▸ EXERCISE OBJECTIVE
Nothing but the lines from the line with "Clone this chart in Apache ECharts." to the line with "0.00166, 0.00180, 0.00140];", both included, is to be repeated, and those exactly. Leave out the pictures.

+--

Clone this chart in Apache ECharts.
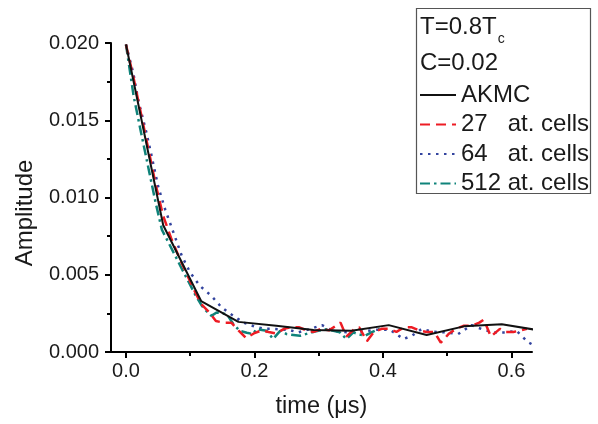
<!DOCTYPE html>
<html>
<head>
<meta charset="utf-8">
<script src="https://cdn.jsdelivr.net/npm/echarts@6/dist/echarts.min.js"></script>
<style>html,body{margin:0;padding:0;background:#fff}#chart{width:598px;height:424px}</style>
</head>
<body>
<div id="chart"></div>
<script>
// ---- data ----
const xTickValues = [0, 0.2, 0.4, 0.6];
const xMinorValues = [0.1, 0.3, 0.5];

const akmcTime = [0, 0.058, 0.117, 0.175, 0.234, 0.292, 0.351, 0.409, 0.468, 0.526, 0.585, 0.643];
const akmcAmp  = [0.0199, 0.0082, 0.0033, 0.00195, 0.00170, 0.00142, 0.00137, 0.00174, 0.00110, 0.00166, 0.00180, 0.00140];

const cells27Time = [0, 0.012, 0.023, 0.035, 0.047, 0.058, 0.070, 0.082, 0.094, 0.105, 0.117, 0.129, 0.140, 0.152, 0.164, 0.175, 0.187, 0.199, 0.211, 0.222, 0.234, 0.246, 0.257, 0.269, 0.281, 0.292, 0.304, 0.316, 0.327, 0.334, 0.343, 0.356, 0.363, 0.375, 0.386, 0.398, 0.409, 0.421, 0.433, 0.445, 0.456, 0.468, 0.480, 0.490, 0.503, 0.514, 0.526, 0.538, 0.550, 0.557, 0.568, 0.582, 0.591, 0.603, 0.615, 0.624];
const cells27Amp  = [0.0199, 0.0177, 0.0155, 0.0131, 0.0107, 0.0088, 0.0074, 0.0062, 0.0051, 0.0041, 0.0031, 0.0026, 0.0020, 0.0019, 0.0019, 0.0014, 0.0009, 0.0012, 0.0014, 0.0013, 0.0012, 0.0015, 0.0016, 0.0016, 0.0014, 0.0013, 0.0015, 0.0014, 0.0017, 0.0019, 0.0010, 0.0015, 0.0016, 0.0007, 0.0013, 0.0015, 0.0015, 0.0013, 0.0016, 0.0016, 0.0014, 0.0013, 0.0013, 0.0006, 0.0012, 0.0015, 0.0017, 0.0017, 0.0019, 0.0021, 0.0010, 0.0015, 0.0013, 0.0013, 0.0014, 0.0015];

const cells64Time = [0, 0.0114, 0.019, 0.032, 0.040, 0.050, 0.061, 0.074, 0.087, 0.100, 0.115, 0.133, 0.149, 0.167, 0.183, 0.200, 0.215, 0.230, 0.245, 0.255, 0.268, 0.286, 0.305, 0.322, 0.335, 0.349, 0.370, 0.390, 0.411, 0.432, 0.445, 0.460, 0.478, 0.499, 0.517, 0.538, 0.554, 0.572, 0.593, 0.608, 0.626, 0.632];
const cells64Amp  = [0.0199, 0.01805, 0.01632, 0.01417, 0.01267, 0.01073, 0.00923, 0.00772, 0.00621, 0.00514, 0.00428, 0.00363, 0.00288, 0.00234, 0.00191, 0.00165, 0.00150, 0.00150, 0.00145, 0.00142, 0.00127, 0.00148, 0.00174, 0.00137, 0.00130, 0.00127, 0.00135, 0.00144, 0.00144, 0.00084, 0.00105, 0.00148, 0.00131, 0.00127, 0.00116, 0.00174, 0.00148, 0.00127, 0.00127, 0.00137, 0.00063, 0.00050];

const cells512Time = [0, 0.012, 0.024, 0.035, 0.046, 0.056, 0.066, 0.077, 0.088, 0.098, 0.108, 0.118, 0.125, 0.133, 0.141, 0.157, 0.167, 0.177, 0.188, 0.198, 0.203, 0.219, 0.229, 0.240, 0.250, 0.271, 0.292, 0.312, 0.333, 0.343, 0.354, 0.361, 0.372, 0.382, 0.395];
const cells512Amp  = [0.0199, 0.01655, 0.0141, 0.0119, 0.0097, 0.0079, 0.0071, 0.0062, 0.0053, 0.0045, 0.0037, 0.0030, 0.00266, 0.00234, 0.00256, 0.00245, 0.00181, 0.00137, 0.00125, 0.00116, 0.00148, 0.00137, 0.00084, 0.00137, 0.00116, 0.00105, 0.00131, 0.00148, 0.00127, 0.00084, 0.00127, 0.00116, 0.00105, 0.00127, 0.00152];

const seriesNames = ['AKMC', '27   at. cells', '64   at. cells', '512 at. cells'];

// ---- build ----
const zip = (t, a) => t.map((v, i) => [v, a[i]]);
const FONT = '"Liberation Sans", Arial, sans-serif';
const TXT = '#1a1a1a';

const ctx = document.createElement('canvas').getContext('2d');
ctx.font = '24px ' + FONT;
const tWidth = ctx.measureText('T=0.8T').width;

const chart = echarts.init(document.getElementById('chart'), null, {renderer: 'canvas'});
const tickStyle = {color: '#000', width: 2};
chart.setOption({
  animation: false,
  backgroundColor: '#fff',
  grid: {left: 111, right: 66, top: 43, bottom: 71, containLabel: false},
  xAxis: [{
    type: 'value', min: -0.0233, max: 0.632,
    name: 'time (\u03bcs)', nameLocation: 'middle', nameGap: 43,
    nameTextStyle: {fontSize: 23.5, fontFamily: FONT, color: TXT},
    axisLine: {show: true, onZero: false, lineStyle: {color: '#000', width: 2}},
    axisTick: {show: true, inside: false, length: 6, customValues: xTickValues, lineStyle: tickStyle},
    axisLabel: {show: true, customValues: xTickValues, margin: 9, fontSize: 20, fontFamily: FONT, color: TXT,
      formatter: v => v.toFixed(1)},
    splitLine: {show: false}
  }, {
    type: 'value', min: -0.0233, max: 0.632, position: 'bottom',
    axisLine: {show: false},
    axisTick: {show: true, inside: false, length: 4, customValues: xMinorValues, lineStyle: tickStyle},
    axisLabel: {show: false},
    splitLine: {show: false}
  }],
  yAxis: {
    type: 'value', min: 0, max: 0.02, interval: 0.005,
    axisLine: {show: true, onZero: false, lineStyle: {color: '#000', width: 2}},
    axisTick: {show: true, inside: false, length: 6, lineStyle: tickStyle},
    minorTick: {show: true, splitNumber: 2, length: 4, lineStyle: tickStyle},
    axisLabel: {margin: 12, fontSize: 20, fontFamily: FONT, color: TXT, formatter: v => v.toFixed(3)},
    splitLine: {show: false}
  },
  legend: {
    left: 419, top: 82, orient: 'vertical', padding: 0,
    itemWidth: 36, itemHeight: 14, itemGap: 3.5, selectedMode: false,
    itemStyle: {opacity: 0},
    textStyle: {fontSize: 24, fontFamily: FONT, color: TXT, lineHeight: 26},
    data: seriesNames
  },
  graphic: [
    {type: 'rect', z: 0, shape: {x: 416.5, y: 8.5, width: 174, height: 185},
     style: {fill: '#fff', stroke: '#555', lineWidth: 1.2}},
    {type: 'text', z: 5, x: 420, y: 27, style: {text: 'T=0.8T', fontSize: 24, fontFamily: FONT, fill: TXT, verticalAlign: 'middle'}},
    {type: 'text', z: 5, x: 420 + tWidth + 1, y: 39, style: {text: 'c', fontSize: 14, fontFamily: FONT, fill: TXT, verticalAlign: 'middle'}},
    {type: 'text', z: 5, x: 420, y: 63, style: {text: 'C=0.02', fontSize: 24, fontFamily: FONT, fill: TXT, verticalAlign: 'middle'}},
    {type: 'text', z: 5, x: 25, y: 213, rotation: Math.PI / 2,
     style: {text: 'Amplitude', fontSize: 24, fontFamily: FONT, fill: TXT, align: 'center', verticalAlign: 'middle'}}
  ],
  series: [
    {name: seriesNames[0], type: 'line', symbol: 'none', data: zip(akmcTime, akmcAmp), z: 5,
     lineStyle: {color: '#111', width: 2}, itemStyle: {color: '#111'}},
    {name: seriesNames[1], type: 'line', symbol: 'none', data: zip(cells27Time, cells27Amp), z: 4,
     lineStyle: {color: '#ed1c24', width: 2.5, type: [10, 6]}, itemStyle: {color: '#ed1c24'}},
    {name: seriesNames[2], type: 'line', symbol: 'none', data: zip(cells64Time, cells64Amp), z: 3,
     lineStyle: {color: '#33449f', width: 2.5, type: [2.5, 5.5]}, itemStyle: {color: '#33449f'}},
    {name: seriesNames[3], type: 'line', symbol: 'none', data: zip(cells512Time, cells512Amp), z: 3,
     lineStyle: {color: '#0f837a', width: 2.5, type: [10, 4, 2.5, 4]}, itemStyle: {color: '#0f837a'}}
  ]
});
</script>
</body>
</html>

+--

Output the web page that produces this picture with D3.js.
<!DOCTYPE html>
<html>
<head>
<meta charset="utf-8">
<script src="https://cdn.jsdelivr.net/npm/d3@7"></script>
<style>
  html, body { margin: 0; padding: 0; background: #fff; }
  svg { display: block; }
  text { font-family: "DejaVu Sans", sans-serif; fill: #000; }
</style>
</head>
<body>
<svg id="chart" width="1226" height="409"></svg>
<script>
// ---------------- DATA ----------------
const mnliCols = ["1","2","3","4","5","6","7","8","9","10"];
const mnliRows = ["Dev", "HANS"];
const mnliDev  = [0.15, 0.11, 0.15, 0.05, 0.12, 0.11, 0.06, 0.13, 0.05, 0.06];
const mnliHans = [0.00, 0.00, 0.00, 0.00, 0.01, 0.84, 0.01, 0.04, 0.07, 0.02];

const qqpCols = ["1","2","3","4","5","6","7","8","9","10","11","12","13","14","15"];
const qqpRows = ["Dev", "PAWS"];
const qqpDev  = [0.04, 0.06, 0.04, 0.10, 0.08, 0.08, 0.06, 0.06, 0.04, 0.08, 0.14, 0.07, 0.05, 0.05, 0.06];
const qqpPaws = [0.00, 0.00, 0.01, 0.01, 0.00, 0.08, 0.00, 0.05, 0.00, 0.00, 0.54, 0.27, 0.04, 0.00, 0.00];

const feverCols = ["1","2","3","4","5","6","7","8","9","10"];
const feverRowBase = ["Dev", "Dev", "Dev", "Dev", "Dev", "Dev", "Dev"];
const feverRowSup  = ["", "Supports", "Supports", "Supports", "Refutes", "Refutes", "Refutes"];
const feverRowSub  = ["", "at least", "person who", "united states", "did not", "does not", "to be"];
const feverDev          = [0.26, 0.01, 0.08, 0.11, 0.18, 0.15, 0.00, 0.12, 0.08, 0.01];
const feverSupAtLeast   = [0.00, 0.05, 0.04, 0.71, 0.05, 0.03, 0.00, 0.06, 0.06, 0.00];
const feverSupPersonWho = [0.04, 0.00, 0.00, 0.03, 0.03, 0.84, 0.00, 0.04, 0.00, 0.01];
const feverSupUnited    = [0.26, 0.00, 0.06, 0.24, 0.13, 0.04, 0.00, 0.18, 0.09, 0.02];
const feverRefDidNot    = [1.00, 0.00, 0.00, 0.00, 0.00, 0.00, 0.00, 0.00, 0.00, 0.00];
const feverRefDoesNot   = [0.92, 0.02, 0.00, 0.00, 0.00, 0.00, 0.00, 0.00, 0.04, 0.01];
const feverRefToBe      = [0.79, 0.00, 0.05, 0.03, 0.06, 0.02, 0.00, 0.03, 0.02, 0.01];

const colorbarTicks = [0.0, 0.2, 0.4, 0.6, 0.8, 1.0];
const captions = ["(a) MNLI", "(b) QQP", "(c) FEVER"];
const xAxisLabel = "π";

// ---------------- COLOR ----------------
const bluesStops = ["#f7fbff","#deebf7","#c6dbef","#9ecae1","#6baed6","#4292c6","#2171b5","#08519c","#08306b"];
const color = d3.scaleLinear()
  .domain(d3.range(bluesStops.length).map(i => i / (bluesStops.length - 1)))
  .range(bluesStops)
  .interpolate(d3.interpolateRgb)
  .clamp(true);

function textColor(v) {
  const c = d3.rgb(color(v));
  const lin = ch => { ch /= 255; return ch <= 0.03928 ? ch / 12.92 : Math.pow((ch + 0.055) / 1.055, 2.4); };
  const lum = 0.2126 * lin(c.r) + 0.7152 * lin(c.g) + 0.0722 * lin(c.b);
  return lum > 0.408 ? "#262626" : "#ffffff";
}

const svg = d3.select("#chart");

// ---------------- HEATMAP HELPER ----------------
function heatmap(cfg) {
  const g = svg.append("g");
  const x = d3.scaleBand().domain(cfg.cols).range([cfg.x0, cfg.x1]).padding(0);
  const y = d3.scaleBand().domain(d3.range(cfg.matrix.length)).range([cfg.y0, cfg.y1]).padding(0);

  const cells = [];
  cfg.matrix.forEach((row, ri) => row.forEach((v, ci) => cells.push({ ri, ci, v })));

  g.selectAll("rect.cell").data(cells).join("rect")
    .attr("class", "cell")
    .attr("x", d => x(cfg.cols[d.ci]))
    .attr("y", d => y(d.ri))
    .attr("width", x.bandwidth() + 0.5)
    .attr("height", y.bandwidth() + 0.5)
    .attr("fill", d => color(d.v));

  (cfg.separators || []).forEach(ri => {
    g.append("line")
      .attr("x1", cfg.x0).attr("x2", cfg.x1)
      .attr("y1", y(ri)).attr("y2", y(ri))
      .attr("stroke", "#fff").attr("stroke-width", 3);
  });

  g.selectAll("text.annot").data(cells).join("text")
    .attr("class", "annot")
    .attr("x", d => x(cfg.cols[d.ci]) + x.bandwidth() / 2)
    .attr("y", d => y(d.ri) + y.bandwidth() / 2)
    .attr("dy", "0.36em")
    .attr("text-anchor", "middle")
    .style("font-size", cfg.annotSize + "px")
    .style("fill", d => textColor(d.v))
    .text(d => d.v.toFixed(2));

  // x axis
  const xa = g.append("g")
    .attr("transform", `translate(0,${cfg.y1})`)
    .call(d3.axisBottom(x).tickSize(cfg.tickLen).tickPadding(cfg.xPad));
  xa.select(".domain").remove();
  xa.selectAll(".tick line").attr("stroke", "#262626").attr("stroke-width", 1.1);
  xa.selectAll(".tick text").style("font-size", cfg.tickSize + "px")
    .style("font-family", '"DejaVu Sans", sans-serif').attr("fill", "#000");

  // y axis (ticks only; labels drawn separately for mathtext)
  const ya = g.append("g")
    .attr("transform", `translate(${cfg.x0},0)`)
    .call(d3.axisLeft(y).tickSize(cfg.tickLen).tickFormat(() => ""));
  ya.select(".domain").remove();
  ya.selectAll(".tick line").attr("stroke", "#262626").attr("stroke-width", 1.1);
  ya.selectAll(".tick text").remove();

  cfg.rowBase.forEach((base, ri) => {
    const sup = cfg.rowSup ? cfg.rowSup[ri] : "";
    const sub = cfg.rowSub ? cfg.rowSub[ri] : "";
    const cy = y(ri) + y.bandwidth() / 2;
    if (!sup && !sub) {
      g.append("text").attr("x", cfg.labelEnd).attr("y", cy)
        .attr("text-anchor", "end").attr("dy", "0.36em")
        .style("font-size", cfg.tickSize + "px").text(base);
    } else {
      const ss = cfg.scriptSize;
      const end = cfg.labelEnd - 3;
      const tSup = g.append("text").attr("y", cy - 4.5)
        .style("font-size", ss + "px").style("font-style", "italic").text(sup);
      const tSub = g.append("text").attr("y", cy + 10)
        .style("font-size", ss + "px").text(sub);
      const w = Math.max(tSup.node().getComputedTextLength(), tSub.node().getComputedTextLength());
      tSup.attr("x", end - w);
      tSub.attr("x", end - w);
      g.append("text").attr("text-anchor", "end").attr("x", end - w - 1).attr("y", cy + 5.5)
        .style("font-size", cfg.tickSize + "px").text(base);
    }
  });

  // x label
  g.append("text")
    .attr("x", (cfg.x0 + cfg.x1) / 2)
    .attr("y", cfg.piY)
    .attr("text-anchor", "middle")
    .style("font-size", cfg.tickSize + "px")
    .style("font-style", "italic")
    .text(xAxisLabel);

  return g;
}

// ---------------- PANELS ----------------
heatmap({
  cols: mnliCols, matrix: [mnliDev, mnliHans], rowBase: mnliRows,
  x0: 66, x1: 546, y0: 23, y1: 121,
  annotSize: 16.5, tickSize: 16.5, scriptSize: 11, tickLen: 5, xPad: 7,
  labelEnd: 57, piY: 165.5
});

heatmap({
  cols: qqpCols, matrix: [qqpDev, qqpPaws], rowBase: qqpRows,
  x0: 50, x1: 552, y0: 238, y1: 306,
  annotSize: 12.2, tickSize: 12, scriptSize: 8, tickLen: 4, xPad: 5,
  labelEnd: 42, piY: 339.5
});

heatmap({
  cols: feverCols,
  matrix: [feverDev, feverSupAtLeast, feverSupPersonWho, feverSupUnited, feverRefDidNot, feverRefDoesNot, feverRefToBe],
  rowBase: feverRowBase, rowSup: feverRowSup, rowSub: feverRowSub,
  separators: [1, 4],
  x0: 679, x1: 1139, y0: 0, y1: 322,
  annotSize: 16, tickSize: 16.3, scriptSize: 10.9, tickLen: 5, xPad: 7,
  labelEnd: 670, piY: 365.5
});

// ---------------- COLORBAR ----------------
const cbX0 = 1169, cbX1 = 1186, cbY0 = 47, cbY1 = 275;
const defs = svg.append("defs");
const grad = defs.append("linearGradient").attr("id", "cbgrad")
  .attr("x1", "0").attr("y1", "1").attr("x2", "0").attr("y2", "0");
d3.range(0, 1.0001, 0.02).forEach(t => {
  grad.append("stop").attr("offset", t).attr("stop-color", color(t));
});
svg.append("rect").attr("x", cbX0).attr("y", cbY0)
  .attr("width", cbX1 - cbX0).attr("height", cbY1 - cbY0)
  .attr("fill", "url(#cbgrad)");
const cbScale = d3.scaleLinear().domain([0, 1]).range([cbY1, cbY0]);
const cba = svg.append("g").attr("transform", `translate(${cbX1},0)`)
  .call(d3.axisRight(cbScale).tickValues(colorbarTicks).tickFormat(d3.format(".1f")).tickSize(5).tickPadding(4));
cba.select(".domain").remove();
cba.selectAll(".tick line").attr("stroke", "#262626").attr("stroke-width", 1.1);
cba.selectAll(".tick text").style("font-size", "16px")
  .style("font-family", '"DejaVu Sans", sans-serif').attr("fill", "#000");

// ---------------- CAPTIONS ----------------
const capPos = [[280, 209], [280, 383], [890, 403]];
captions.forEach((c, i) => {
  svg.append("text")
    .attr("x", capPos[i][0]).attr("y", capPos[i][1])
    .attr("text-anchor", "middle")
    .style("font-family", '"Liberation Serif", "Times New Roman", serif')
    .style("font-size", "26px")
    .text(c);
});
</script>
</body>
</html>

+--

▸ WRITTEN ANSWER
Clone this chart in Apache ECharts.
<!DOCTYPE html>
<html>
<head>
<meta charset="utf-8">
<script src="https://cdn.jsdelivr.net/npm/echarts@6/dist/echarts.min.js"></script>
<style>html,body{margin:0;padding:0;background:#fff}#chart{width:598px;height:424px}</style>
</head>
<body>
<div id="chart"></div>
<script>
// ---- data ----
const xTickValues = [0, 0.2, 0.4, 0.6];
const xMinorValues = [0.1, 0.3, 0.5];

const akmcTime = [0, 0.058, 0.117, 0.175, 0.234, 0.292, 0.351, 0.409, 0.468, 0.526, 0.585, 0.643];
const akmcAmp  = [0.0199, 0.0082, 0.0033, 0.00195, 0.00170, 0.00142, 0.00137, 0.00174, 0.00110, 0.00166, 0.00180, 0.00140];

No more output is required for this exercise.